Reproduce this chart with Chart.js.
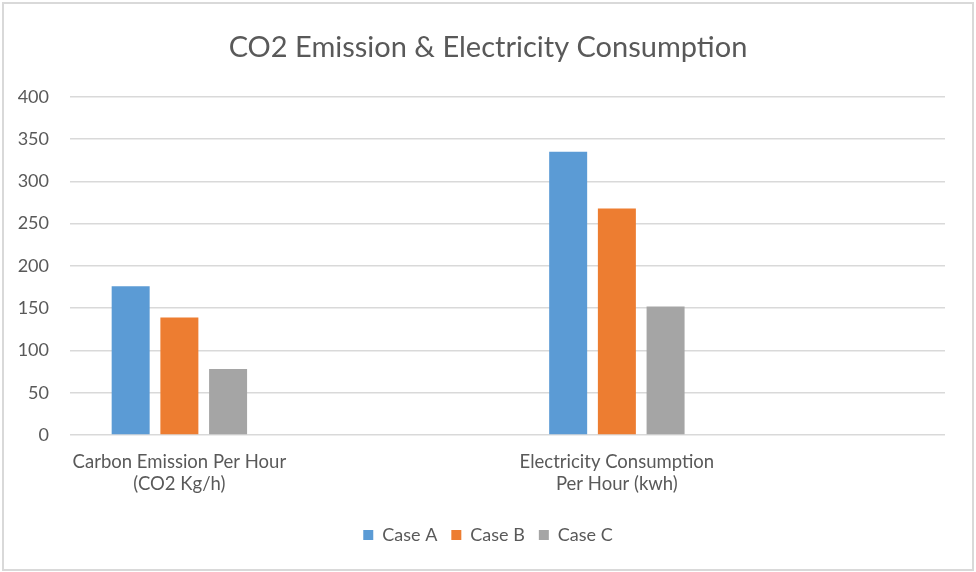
<!DOCTYPE html>
<html>
<head>
<meta charset="utf-8">
<script src="https://cdn.jsdelivr.net/npm/chart.js@4.4.1/dist/chart.umd.min.js"></script>
<style>
  html, body { margin: 0; padding: 0; background: #fff; }
  #wrap { width: 976px; height: 572px; position: relative; }
</style>
</head>
<body>
<div id="wrap"><canvas id="chart" width="976" height="572"></canvas></div>
<script>
// Datos del gráfico
const categorias = [
    ['Carbon Emission Per Hour', '(CO2 Kg/h)'],
    '',
    ['Electricity Consumption', 'Per Hour (kwh)'],
    ''
];
const casoA = [176, null, 335, null];
const casoB = [139, null, 268, null];
const casoC = [78, null, 152, null];
const ticksY = [0, 50, 100, 150, 200, 250, 300, 350, 400];

const colores = {
    a: '#5B9BD5',
    b: '#ED7D31',
    c: '#A5A5A5',
    texto: '#595959',
    grid: '#D9D9D9'
};

// Marco exterior del gráfico
const marco = {
    id: 'marco',
    afterDraw(chart) {
        const c = chart.ctx;
        c.save();
        c.strokeStyle = '#D9D9D9';
        c.lineWidth = 2;
        c.strokeRect(3, 3, chart.width - 6, chart.height - 5);
        c.restore();
    }
};

const fuente = 'Lato, "Open Sans", sans-serif';

new Chart(document.getElementById('chart'), {
    type: 'bar',
    data: {
        labels: categorias,
        datasets: [
            { label: 'Case A', data: casoA, backgroundColor: colores.a },
            { label: 'Case B', data: casoB, backgroundColor: colores.b },
            { label: 'Case C', data: casoC, backgroundColor: colores.c }
        ]
    },
    options: {
        responsive: false,
        animation: false,
        categoryPercentage: 0.668,
        barPercentage: 0.78,
        layout: { padding: { top: 10, left: 0, right: 0, bottom: 18 } },
        plugins: {
            title: {
                display: true,
                text: 'CO2 Emission & Electricity Consumption',
                color: colores.texto,
                font: { family: fuente, size: 29, weight: 'normal' },
                padding: { top: 20, bottom: 32 }
            },
            legend: {
                position: 'bottom',
                labels: {
                    color: colores.texto,
                    boxWidth: 10,
                    boxHeight: 10,
                    padding: 14,
                    font: { family: fuente, size: 18 }
                }
            },
            tooltip: { enabled: false }
        },
        scales: {
            x: {
                grid: { display: false },
                border: { display: false },
                ticks: {
                    color: colores.texto,
                    maxRotation: 0,
                    autoSkip: false,
                    padding: 8,
                    font: { family: fuente, size: 18.5, lineHeight: 1.2 }
                },
                afterFit(scale) { scale.height = 77; }
            },
            y: {
                min: 0,
                max: 400,
                afterBuildTicks(scale) { scale.ticks = ticksY.map(v => ({ value: v })); },
                grid: { color: colores.grid, lineWidth: 1.5, drawTicks: false },
                border: { display: false },
                ticks: {
                    color: colores.texto,
                    padding: 21,
                    font: { family: fuente, size: 18 }
                },
                afterFit(scale) { scale.width = 70; }
            },
            // eje vacío a la derecha, solo reserva espacio
            derecha: {
                type: 'linear',
                position: 'right',
                grid: { display: false },
                border: { display: false },
                ticks: { display: false },
                afterFit(scale) { scale.width = 31; }
            }
        }
    },
    plugins: [marco]
});
</script>
</body>
</html>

○ ○ ○ ○ ○

■ **GIVEN EXERCISE**
Go through the listing above and pull out each line containing the word "chart".

■ **REPLY TO THE TASK**
Reproduce this chart with Chart.js.
<script src="https://cdn.jsdelivr.net/npm/chart.js@4.4.1/dist/chart.umd.min.js"></script>
<div id="wrap"><canvas id="chart" width="976" height="572"></canvas></div>
    afterDraw(chart) {
        const c = chart.ctx;
        c.strokeRect(3, 3, chart.width - 6, chart.height - 5);
new Chart(document.getElementById('chart'), {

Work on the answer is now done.